Low speed rear impacts were conducted with a Delta V of 11 km/h using the BioRID P3 anthropomorphic test device. Nominal pulse durations of 80, 100, 140 and 180 msec were tested by varying the dimensions of a foam interface between the impacting pendulum and the rear surface of the test vehicle. An additional 100 msec pulse was also tested, with the shape of the pulse altered by delaying the time at which the peak acceleration occurred. Tests were conducted using 2 seats, one with relatively good head-to-head restraint geometry and the other with relatively poor geometry. Three tests were conducted on each impact pulse -seat combination.
The results found that no one impact duration resulted in significantly different occupant kinematics than the others (p<0.05).
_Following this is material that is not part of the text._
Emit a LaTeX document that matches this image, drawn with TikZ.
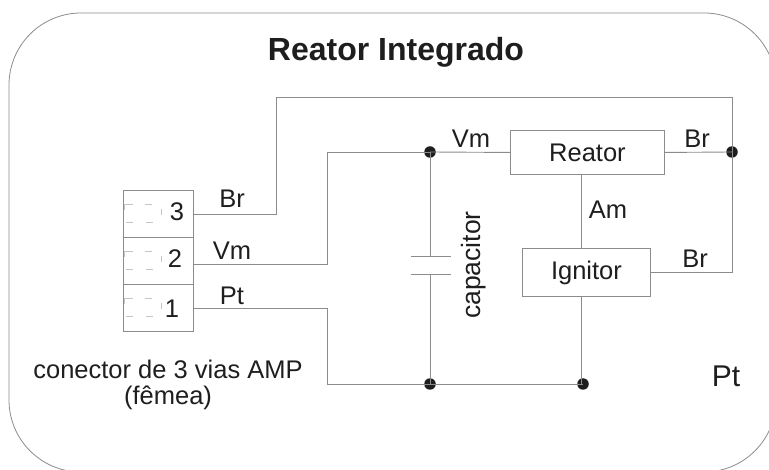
\documentclass[tikz,border=0pt]{standalone}
\usepackage{fontspec}
\setmainfont{Liberation Sans}
\definecolor{ln}{HTML}{8C8C8C}
\definecolor{tx}{HTML}{1E1E1E}
\tikzset{
  wire/.style={draw=ln,line width=0.9pt},
  box/.style={draw=ln,line width=0.9pt,fill=white,inner sep=0,minimum width=#1},
  dot/.style={circle,fill=tx,inner sep=0,minimum size=11.5pt},
  lab/.style={text=tx,font=\fontsize{25.5}{28}\selectfont,inner sep=0},
  pin/.style={draw=ln!50,line width=0.7pt},
}
\begin{document}
\begin{tikzpicture}[x=1pt,y=-1pt]
\useasboundingbox (0,0) rectangle (769,470);
\begin{scope}
\clip (0,0) rectangle (769,470);
\draw[draw=ln,line width=0.8pt,rounded corners=72pt] (9,13) rectangle (776,472);
\end{scope}
% connector
\node[box=70pt,minimum height=47pt,anchor=north west] (c3) at (123,190) {};
\node[box=70pt,minimum height=47pt,anchor=north west] (c2) at (123,237) {};
\node[box=70pt,minimum height=47pt,anchor=north west] (c1) at (123,284) {};
\foreach \y in {0,47,94}{
  \draw[pin] (124,204+\y) -- (133,204+\y) (145,204+\y) -- (152,204+\y)
             (126,222+\y) -- (133,222+\y) (146,222+\y) -- (153,222+\y)
             (124,204+\y) -- (124,210+\y) (161,209+\y) -- (161,215+\y);
}
\node[lab] at (177,212) {3};
\node[lab] at (175,259) {2};
\node[lab] at (172,309) {1};
% boxes
\node[box=154pt,minimum height=44pt,anchor=north west,lab] (reator) at (510,130) {Reator};
\node[box=128pt,minimum height=48pt,anchor=north west,lab] (ignitor) at (522,248) {Ignitor};
% dots
\node[dot] (d1) at (430,152) {};
\node[dot] (d2) at (732,152) {};
\node[dot] (d3) at (430,384) {};
\node[dot] (d4) at (583,384) {};
\coordinate (p1) at (430,256);
\coordinate (p2) at (430,274);
\coordinate (brA) at (193,214);
\coordinate (vmA) at (193,264);
\coordinate (ptA) at (193,308);
% wires
\draw[wire] (brA) -- (276,214) -- (276,97) -- (732,97) -- (d2.center);
\draw[wire] (vmA) -- (327,264) -- (327,152) -- (d1.center);
\draw[wire] (ptA) -- (327,308) -- (327,384) -- (d3.center);
\draw[wire] (d1.center) -- (reator.west);
\draw[wire] (reator.east) -- (d2.center);
\draw[wire] (d2.center) |- (ignitor.east);
\draw[wire] (581,174) -- (581,248);
\draw[wire] (581,296) -- (581,384);
\draw[wire] (d3.center) -- (d4.center);
\draw[wire] (d1.center) -- (p1);
\draw[wire] (p2) -- (d3.center);
\draw[wire] (411,256) -- (451,256);
\draw[wire] (411,274) -- (451,274);
% labels
\node[text=tx,inner sep=0,font=\fontsize{32}{34}\selectfont\bfseries] (title) at (396,52) {Reator Integrado};
\node[lab] (l1) at (232,199) {Br};
\node[lab] (l2) at (232,251) {Vm};
\node[lab] (l3) at (232,296) {Pt};
\node[lab] (l4) at (471,139) {Vm};
\node[lab] (l5) at (697,139) {Br};
\node[lab] (l6) at (608,210) {Am};
\node[lab] (l7) at (695,259) {Br};
\node[lab,rotate=90,font=\fontsize{26.5}{28}\selectfont] (l8) at (474,265) {capacitor};
\node[text=tx,inner sep=0,font=\fontsize{30}{32}\selectfont] (l9) at (726,376) {Pt};
\node[lab,anchor=base] (l10) at (168,379) {conector de 3 vias AMP};
\node[lab,anchor=base] (l11) at (168,405) {(fêmea)};
\end{tikzpicture}
\end{document}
However, when grouped together, impacts employing the good geometry seat with a duration of 140 or 180 msec resulted in significantly improved occupant kinematics, including head X acceleration relative to T1, head velocity relative to T1, and NIC. Regression analysis found good correlation between pulse duration and several important kinematic variables for the seat with good geometry (p<0.05). Significant differences between the 100 msec pulses with the early and late onset of peak acceleration were mixed, and no clear improvement was realized. It is concluded that extending the pulse duration in a low speed rear impact from 100 msec to 140 msec may yield benefits in occupant kinematics and WAD potential, particularly for seats with good geometry.